- Born: 1954
- Education: University of Manchester
- Scientific career
- Workplaces: Swinburne University

= Elaine Saunders (scientist) =

Engineer, audiologist, inventor and researcher

Elaine Saunders (born 1954)' is an associate professor at the Swinburne University of Technology and executive director of Blamey Saunders, as well as an inventor, entrepreneur. She was elected a Fellow of the Australian Academy of Science Technology and Engineering in 2019. She is one of only nine women out of 160 to win the Clunies Ross award for entrepreneurship, and has won many other awards, as well as given numerous keynote addresses on the value of entrepreneurship and innovation in STEMM.

== Early life and career ==
Saunders' career is based on helping relieve the burden of people who have hearing loss. She co-founded the hearing aid company, Blamey Saunders Hears, with Professor Peter Blamey. She currently works at Swinburne University and the Bionics Institute. She has described how she was inspired to work in hearing as her father was deaf." I was inspired to do that as a missionary entrepreneur kind of thing because my dad was deaf and I saw how he just wanted good hearing aids. The technology just wasn’t good enough. That got me working with deaf kids as a volunteer. I thought the problem there was even worse. I didn’t really know how you could address the problem, but I was really interested to work in the field. Then, when I think about it all the jobs that I’ve had since my first career jobs, I was always the first appointee, so I was always quite entrepreneurial in them."

Saunders is the head of an audiology clinic team who work in audiology and research on hearing aids. The team has launched an online hearing test that conducts analysis of hearing for speech sounds.

Saunders also was a co-founder and CEO of the company "Dynamic Hearing", (which later became Cirrus Logic), which focused on supplying digital signal processing for ultra-low power chips as part of products which include Bluetooth headsets and hearing aids.

== Education ==
Saunders obtained a BSc (Hon) in chemical physics from the University of Manchester, England. She then obtained a master's degree in clinical audiology, also at the University of Manchester, and then a PhD in biomedical engineering from the University of Southampton. She worked within England, with positions as a clinical audiologist and lecturer in audiology. She then moved back to Australia in 1984 and subsequently worked as a clinical and research audiologist.

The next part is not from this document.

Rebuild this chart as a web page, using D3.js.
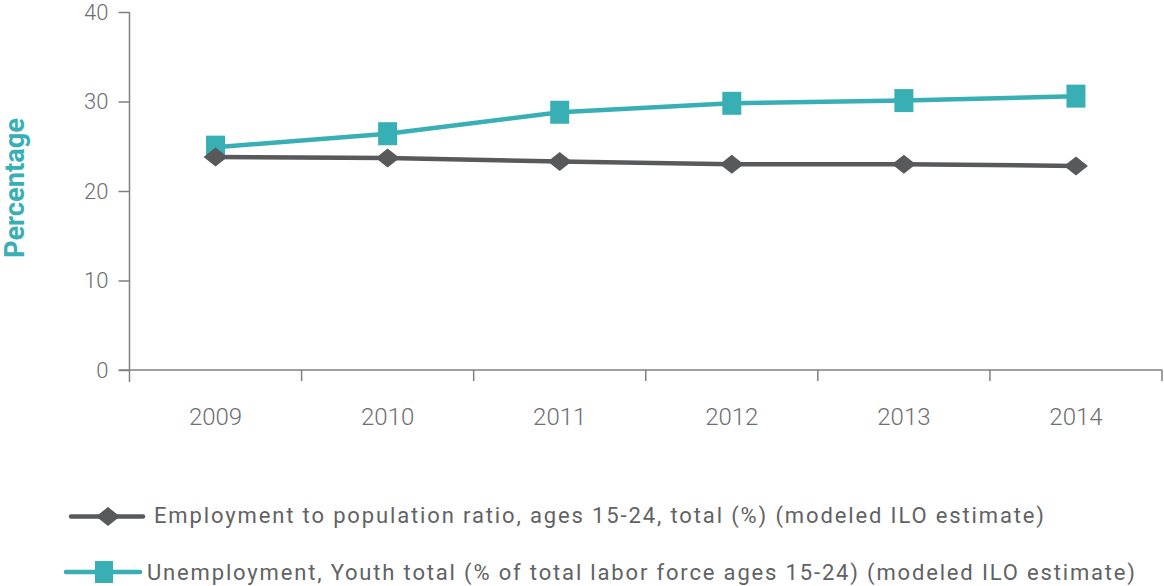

== STEMM careers and advocacy ==
Saunders is an advocate of using education and training in STEMM in biotechnical careers, and has appeared and spoken at many STEMM careers events, encouraging others to 'use STEMM to do good in the world'. She has also given presentations about the benefit of STEMM careers to students and parents of students. She is also an advocate of Women in STEMM and encouraging women to study, and work in STEMM. Saunders has been involved with supporting and mentoring many women in STEMM careers, from early to mid-career researchers.

== Awards and prizes ==
Saunders was one of the only nine women of the 160 winners of the Clunies Ross award for inventors and entrepreneurs. She has won numerous other prizes including:
- Fellow of the Academy of Science and Technology and Engineering (2019).
- BioMelbourne Network's inaugural Women in Leadership Award (2015).
- Asia's Leading Woman in Healthcare (2011).
- Victorian Pearcey Entrepreneur Award (2011).
- American Academy of Audiology's Award for Achievement in Industry (2010).
- Melbourne Award for Contribution to Community by an Individual (2012).
- AFR Australia's 100 most influential women (2015).
- Clunies Ross Entrepreneur of the Year award (2016).

== Works ==

Saunders was co-author with John Bamford of Hearing Impairment, Auditory Perception, and Language Sisability, first published in 1985 by E. Arnold, with a second edition in 1991 by Whurr Publishers.

Saunders was a co-producer of a play, The Sound of Waves performed in 2014 in Melbourne. The play was centred around the life experience and story of a girl who is profoundly deaf (played by Jodie Harris). The protagonist of the play was a trial patient who received a cochlear implant in 1999.

Her autobiography, Sounds of Silence, was published by New Holland in 2015. In 2019 the book she edited, Tele-audiology and the Optimization of Hearing Health Care Delivery, was published by Hershey.